Questions still unanswered two years after Madeleine's disappearance

Friday, 1 May 2009

Two years after Madeleine McCann vanished, the world is hardly any closer to learning the truth about what happened to her on the night of May 3 2007.

Despite a massive police investigation that spanned the globe and huge media and public interest, the fate of the little girl who disappeared while on holiday with her family in the Algarve remains unknown.

Even the release of thousands of pages of witness statements and expert reports from the official Portuguese case files last August served only to deepen the mystery.

Prosecutors in Portugal ruled last July there was not enough evidence to bring criminal charges against anyone and shelved the inquiry.

They noted the investigation achieved "very little in terms of conclusive results", including establishing for certain whether Madeleine was alive or dead.

Madeleine's parents, Gerry and Kate McCann, treat this lack of concrete evidence positively and insist they have not given up hope of finding their daughter alive.

They say they take strength from cases like that of Natascha Kampusch, the Austrian woman who was kidnapped aged 10 and held hostage for eight years before escaping in 2006.

The couple are aiming to capitalise on the renewed public interest around the second anniversary of Madeleine's disappearance to make fresh appeals for information that could help find their daughter.

While the Portuguese authorities are no longer actively investigating the case, the McCanns have a small team of retired senior British police officers working for them.

The couple had the investigative files translated into English and painstakingly went through them looking for clues that might have been overlooked.

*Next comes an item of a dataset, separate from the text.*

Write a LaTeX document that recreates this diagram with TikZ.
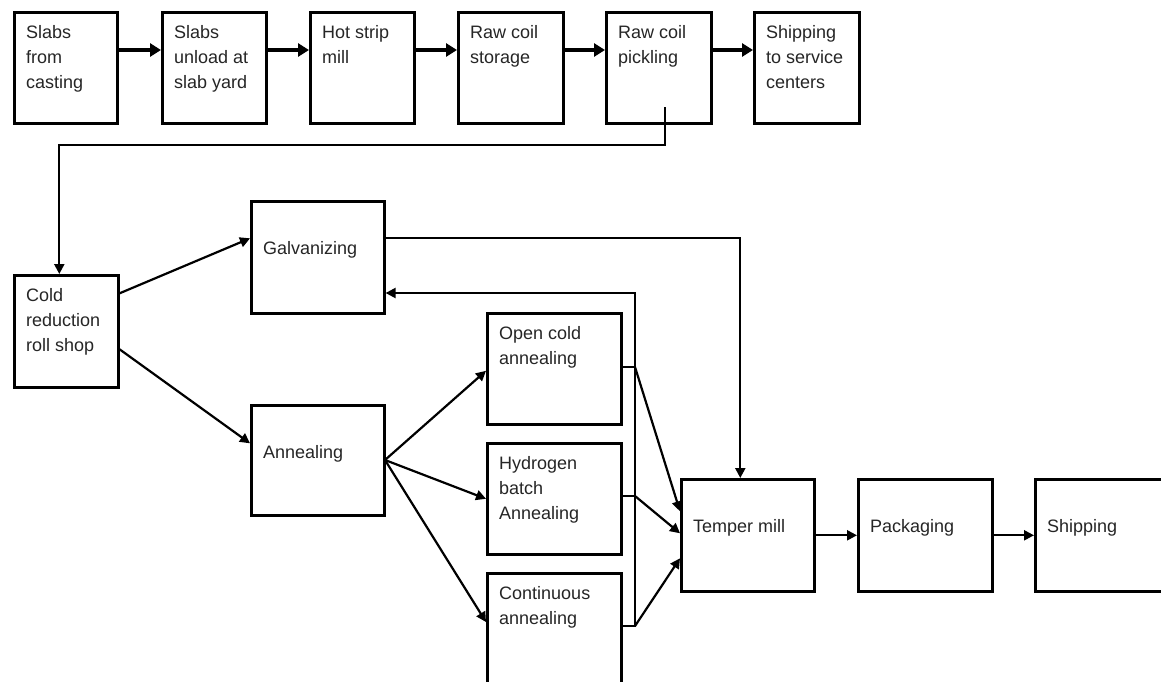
\documentclass[tikz,border=0pt]{standalone}
\usepackage{fontspec}
\setmainfont{Liberation Sans}
\usetikzlibrary{arrows.meta,calc}
\begin{document}
\begin{tikzpicture}[x=1pt,y=-1pt,
  box/.style={draw=black, line width=2.6pt, rectangle, inner sep=0pt, anchor=north west},
  txt/.style={inner sep=0pt, anchor=north west, align=left, text=black!85,
     font=\fontsize{18}{25}\selectfont},
  thick conn/.style={line width=3.8pt, -{Triangle[length=11pt,width=13pt]}},
  conn/.style={line width=2.2pt, -{Triangle[length=10pt,width=10pt]}},
  plain/.style={line width=2.2pt}]
\useasboundingbox (0,0) rectangle (1161,681);
\begin{scope}
\clip (0,0) rectangle (1161,681);
\fill[white] (0,0) rectangle (1161,681);
% top row
\node[box, minimum width=103pt, minimum height=111pt] (b1) at (13,11) {};
\node[box, minimum width=104pt, minimum height=111pt] (b2) at (161,11) {};
\node[box, minimum width=104pt, minimum height=111pt] (b3) at (309,11) {};
\node[box, minimum width=105pt, minimum height=111pt] (b4) at (457,11) {};
\node[box, minimum width=105pt, minimum height=111pt] (b5) at (605,11) {};
\node[box, minimum width=105pt, minimum height=111pt] (b6) at (753,11) {};
\node[txt] (t1) at ([shift={(13pt,-9.5pt)}]b1.north west) {\strut Slabs\\from\\casting};
\node[txt] (t2) at ([shift={(13pt,-9.5pt)}]b2.north west) {\strut Slabs\\unload at\\slab yard};
\node[txt] (t3) at ([shift={(13pt,-9.5pt)}]b3.north west) {\strut Hot strip\\mill};
\node[txt] (t4) at ([shift={(13pt,-9.5pt)}]b4.north west) {\strut Raw coil\\storage};
\node[txt] (t5) at ([shift={(13pt,-9.5pt)}]b5.north west) {\strut Raw coil\\pickling};
\node[txt] (t6) at ([shift={(13pt,-9.5pt)}]b6.north west) {\strut Shipping\\to service\\centers};
% middle/lower boxes
\node[box, minimum width=104pt, minimum height=112pt] (cold) at (13,274) {};
\node[box, minimum width=133pt, minimum height=112pt] (galv) at (250,200) {};
\node[box, minimum width=133pt, minimum height=110pt] (anneal) at (250,404) {};
\node[box, minimum width=134pt, minimum height=111pt] (open) at (486,312) {};
\node[box, minimum width=134pt, minimum height=111pt] (hyd) at (486,442) {};
\node[box, minimum width=134pt, minimum height=140pt] (cont) at (486,572) {};
\node[box, minimum width=133pt, minimum height=112pt] (temper) at (680,478) {};
\node[box, minimum width=134pt, minimum height=112pt] (pack) at (857,478) {};
\node[box, minimum width=140pt, minimum height=112pt] (ship) at (1034,478) {};
\node[txt] (tc) at ([shift={(13pt,-9.5pt)}]cold.north west) {\strut Cold\\reduction\\roll shop};
\node[txt] (tg) at ([shift={(13pt,-36.5pt)}]galv.north west) {\strut Galvanizing};
\node[txt] (ta) at ([shift={(13pt,-36.5pt)}]anneal.north west) {\strut Annealing};
\node[txt] (to) at ([shift={(13pt,-9.5pt)}]open.north west) {\strut Open cold\\annealing};
\node[txt] (th) at ([shift={(13pt,-9.5pt)}]hyd.north west) {\strut Hydrogen\\batch\\Annealing};
\node[txt] (tn) at ([shift={(13pt,-9.5pt)}]cont.north west) {\strut Continuous\\annealing};
\node[txt] (tt) at ([shift={(13pt,-36.5pt)}]temper.north west) {\strut Temper mill};
\node[txt] (tp) at ([shift={(13pt,-36.5pt)}]pack.north west) {\strut Packaging};
\node[txt] (ts) at ([shift={(13pt,-36.5pt)}]ship.north west) {\strut Shipping};
% top row arrows
\draw[thick conn] ([yshift=-39pt]b1.north east) -- ([yshift=-39pt]b2.north west);
\draw[thick conn] ([yshift=-39pt]b2.north east) -- ([yshift=-39pt]b3.north west);
\draw[thick conn] ([yshift=-39pt]b3.north east) -- ([yshift=-39pt]b4.north west);
\draw[thick conn] ([yshift=-39pt]b4.north east) -- ([yshift=-39pt]b5.north west);
\draw[thick conn] ([yshift=-39pt]b5.north east) -- ([yshift=-39pt]b6.north west);
% pickling to cold reduction
\coordinate (p0) at (665,107);
\coordinate (p1) at (665,145);
\draw[conn] (p0) -- (p1) -| ([xshift=-7pt]cold.north);
% cold reduction split
\draw[conn] ([yshift=38pt]cold.east) -- ([yshift=19pt]galv.west);
\draw[conn] ([yshift=-18pt]cold.east) -- ([yshift=17pt]anneal.west);
% galvanizing to temper
\draw[conn] ([yshift=19pt]galv.east) -| ([xshift=-7.5pt]temper.north);
% annealing fan
\coordinate (af) at (385,460);
\draw[conn] (af) -- ([yshift=-2pt]open.west);
\draw[conn] (af) -- (hyd.west);
\draw[conn] (af) -- ([yshift=-50pt]cont.north west);
% collectors
\coordinate (oj) at (620,367);
\coordinate (ob) at (635,367);
\coordinate (hj) at (620,496);
\coordinate (hb) at (635,496);
\coordinate (cj) at (620,626);
\coordinate (cb) at (635,626);
\coordinate (fb) at (635,293);
\draw[plain] (oj) -- (ob);
\draw[plain] (hj) -- (hb);
\draw[conn] (cj) -- (cb) -- (fb) -- (galv.east |- fb);
\draw[conn] (ob) -- ([yshift=24pt]temper.west);
\draw[conn] (hb) -- ([yshift=2pt]temper.west);
\draw[conn] (cb) -- ([yshift=-23pt]temper.west);
% bottom chain
\draw[conn] (temper.east) -- (pack.west);
\draw[conn] (pack.east) -- (ship.west);
\end{scope}
\end{tikzpicture}
\end{document}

So far Mr and Mrs McCann have kept quiet about any possible new leads from the documents, but they will reveal some of them in a Channel 4 documentary to be broadcast on May 7.

They are also using a high-profile television appearance in the US on the Oprah Winfrey Show to publicise new computer-aged pictures of how Madeleine may look now.

The past 12 months have been frustrating for the McCanns, from Rothley, Leicestershire, as time passes without any firm news of their daughter.

Their two younger children, twins Sean and Amelie, are now older than Madeleine was when she went missing from her family's holiday flat in the seaside resort of Praia da Luz.

The couple were relieved when prosecutors announced in July that they were no longer "arguidos", or formal suspects, in the case.

But this was tempered by frustration that detectives were no longer actively investigating what had happened to the missing girl.

They also faced fresh allegations by Goncalo Amaral, the one-time head of the Portuguese police inquiry into Madeleine's disappearance.

Three days after the case was shelved, he published a book in Portugal called The Truth Of The Lie, in which he alleged the young girl had died in her family's apartment on May 3 2007.

Mr McCann, 40, is continuing his job as a consultant cardiologist at Leicester's Glenfield Hospital but Mrs McCann, 41, has not returned to her work as a GP.

As well as working with their own detectives on the search for Madeleine, the couple have also lobbied MEPs for a Europe-wide missing child alert system.

Meanwhile, many people in Praia da Luz have grown fed up of their unwanted association with Madeleine's disappearance as they feel it has put off holidaymakers and damaged their livelihoods.

Mr McCann was barracked by a small number of locals when he returned to the village at the start of April to assist the filming of a reconstruction for the new Channel 4 documentary.

As the McCanns mark the sad anniversary of their daughter's disappearance, to be followed by her sixth birthday nine days later, there are still many unanswered questions.

It remains to be seen whether the next 12 months will bring any more answers.